▶ PROMPT: Print exactly what lies from the line with "Write the Plotly code for this chart." down to the line with "46.2, 71.8, 108.6]", counting both of those lines, but not the pictures.

▶ RECORD EXCERPTS:

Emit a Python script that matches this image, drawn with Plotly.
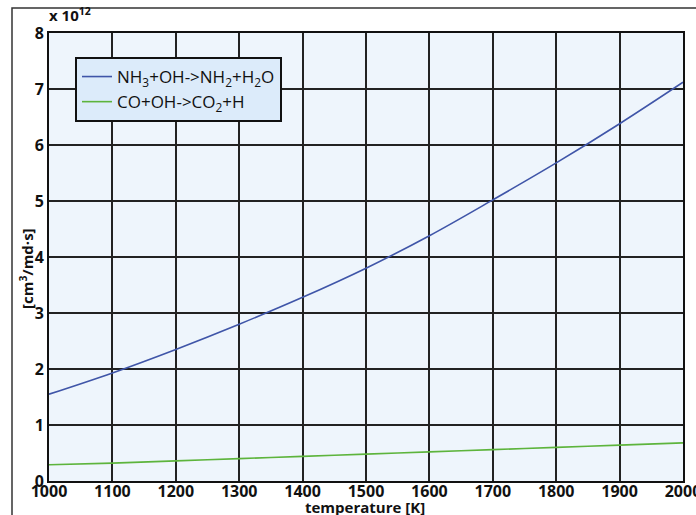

* * *

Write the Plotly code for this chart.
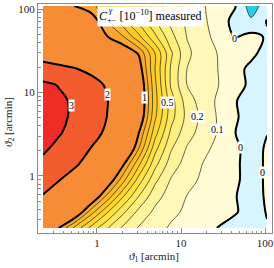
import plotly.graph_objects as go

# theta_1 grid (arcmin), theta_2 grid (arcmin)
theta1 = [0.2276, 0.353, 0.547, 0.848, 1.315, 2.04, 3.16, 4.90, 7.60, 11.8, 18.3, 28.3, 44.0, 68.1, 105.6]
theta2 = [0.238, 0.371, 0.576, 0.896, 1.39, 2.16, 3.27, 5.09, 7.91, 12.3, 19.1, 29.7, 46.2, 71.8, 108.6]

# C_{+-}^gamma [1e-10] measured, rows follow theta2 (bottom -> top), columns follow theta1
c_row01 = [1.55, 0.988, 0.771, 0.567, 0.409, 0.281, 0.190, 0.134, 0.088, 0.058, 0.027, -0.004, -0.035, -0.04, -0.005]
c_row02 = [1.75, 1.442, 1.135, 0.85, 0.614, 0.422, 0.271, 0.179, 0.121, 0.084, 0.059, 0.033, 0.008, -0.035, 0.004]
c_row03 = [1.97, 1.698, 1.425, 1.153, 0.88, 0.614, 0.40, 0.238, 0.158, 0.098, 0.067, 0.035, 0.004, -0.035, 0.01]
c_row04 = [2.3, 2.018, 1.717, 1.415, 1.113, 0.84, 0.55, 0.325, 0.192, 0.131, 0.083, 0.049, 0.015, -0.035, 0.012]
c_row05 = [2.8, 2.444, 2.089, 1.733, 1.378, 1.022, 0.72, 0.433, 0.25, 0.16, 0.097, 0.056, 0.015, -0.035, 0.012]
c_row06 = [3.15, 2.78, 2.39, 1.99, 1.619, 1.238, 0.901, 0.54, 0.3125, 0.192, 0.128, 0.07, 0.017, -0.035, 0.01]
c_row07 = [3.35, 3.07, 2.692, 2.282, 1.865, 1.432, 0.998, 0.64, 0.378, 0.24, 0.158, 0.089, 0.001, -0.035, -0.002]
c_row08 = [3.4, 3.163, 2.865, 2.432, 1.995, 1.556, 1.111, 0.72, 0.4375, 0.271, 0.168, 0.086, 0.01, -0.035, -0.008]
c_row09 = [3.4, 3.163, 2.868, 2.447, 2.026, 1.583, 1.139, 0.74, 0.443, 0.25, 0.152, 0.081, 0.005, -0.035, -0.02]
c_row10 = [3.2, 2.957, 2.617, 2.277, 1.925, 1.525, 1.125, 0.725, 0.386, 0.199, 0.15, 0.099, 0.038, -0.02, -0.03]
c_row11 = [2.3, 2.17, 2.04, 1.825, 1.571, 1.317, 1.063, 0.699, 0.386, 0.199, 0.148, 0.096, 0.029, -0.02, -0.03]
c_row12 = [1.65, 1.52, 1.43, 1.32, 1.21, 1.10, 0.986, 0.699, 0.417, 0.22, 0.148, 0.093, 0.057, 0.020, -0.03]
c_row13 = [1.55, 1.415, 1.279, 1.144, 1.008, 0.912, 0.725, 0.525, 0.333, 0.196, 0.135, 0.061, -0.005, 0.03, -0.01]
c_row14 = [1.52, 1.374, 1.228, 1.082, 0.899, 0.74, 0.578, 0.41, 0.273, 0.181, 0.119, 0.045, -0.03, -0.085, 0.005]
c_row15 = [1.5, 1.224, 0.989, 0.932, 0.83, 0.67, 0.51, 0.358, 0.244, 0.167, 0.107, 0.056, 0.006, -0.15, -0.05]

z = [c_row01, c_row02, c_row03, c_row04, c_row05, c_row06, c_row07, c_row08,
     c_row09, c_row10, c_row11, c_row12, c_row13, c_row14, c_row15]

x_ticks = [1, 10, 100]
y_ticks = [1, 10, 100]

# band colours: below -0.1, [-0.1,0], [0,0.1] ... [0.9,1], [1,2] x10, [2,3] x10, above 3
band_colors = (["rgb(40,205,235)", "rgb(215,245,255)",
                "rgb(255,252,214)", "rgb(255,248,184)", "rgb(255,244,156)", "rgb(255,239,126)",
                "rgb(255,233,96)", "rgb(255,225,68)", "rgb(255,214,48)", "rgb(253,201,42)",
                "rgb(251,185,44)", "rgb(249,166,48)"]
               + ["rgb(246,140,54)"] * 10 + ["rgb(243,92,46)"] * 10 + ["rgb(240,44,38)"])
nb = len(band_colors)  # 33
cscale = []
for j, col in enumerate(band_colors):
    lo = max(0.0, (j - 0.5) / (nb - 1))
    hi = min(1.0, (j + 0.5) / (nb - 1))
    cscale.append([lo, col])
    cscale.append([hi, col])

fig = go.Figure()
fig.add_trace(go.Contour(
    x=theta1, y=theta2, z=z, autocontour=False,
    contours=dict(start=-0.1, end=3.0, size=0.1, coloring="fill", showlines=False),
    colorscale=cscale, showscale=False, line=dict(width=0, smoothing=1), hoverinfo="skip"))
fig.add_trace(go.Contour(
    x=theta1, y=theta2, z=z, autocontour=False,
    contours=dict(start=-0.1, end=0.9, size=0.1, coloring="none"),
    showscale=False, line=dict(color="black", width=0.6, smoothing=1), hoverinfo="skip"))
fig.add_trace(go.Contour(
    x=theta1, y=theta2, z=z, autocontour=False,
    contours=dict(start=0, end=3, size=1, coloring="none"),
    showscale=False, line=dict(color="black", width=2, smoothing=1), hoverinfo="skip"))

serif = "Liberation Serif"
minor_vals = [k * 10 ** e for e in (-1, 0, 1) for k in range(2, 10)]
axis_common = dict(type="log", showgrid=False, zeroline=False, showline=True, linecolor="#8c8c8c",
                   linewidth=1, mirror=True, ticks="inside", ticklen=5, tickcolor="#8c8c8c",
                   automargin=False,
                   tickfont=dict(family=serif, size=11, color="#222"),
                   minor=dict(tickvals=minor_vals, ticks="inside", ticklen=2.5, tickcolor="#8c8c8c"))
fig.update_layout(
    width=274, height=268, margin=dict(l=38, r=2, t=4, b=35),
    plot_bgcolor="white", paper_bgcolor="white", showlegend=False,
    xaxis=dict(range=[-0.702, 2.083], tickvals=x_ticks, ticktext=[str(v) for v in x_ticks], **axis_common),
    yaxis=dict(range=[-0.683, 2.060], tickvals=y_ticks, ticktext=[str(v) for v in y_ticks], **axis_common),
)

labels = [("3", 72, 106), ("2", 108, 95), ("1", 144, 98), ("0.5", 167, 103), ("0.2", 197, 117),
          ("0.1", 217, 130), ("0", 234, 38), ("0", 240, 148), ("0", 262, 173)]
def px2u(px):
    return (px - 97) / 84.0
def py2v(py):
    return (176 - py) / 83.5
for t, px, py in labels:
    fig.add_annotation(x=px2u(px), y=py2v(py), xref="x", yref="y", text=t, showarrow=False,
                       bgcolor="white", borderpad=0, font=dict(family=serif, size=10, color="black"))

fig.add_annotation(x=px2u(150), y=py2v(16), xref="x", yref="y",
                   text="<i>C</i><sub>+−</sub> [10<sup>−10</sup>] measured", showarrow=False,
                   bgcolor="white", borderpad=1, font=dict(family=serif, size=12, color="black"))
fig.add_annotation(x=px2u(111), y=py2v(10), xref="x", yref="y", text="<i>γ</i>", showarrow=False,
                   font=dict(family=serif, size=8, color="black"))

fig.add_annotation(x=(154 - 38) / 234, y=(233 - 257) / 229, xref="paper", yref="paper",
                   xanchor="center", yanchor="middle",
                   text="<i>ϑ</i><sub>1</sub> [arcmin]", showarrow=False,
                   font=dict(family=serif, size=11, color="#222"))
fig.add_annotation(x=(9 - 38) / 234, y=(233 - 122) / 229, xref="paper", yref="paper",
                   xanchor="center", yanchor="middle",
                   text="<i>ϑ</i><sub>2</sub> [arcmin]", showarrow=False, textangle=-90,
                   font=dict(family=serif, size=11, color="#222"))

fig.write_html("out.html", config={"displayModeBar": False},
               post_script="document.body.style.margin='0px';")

* * *

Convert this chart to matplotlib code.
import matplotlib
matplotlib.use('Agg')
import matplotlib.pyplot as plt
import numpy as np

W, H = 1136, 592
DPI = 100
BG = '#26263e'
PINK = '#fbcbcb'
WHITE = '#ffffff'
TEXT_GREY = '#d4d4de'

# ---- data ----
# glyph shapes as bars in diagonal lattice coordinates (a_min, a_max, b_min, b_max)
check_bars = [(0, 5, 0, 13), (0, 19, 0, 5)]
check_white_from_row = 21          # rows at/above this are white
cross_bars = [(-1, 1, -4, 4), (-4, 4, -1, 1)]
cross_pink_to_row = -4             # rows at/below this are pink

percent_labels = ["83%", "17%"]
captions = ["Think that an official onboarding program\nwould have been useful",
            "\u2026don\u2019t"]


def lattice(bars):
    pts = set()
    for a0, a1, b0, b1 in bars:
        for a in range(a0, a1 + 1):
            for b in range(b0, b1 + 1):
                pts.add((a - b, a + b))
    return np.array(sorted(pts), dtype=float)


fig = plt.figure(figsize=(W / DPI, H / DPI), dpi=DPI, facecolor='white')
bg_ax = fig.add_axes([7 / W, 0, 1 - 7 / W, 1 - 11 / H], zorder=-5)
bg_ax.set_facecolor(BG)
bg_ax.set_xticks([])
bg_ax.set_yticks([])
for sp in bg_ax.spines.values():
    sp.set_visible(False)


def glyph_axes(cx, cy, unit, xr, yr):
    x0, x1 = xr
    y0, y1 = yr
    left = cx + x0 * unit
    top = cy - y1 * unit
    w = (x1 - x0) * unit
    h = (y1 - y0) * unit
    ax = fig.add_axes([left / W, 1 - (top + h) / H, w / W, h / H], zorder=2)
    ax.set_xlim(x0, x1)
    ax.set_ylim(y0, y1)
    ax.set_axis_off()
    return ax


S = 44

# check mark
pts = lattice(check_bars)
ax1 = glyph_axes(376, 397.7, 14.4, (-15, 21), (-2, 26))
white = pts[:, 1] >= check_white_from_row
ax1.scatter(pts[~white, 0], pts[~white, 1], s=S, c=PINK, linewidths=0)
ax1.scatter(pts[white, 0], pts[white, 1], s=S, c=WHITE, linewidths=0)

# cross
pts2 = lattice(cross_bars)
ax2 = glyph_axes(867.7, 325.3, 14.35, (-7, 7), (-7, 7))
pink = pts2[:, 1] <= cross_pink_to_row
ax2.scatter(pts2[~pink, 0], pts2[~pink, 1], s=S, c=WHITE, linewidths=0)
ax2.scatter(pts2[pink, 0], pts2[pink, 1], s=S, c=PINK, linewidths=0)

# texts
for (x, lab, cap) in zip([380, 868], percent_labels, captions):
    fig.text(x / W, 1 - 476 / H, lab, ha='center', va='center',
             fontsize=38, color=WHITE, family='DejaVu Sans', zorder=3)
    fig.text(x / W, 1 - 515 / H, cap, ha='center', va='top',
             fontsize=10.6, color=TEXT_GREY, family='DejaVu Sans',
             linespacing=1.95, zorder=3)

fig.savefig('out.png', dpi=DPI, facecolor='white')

▶ SOLUTION FOR THIS PROBLEM:
Write the Plotly code for this chart.
import plotly.graph_objects as go

# theta_1 grid (arcmin), theta_2 grid (arcmin)
theta1 = [0.2276, 0.353, 0.547, 0.848, 1.315, 2.04, 3.16, 4.90, 7.60, 11.8, 18.3, 28.3, 44.0, 68.1, 105.6]
theta2 = [0.238, 0.371, 0.576, 0.896, 1.39, 2.16, 3.27, 5.09, 7.91, 12.3, 19.1, 29.7, 46.2, 71.8, 108.6]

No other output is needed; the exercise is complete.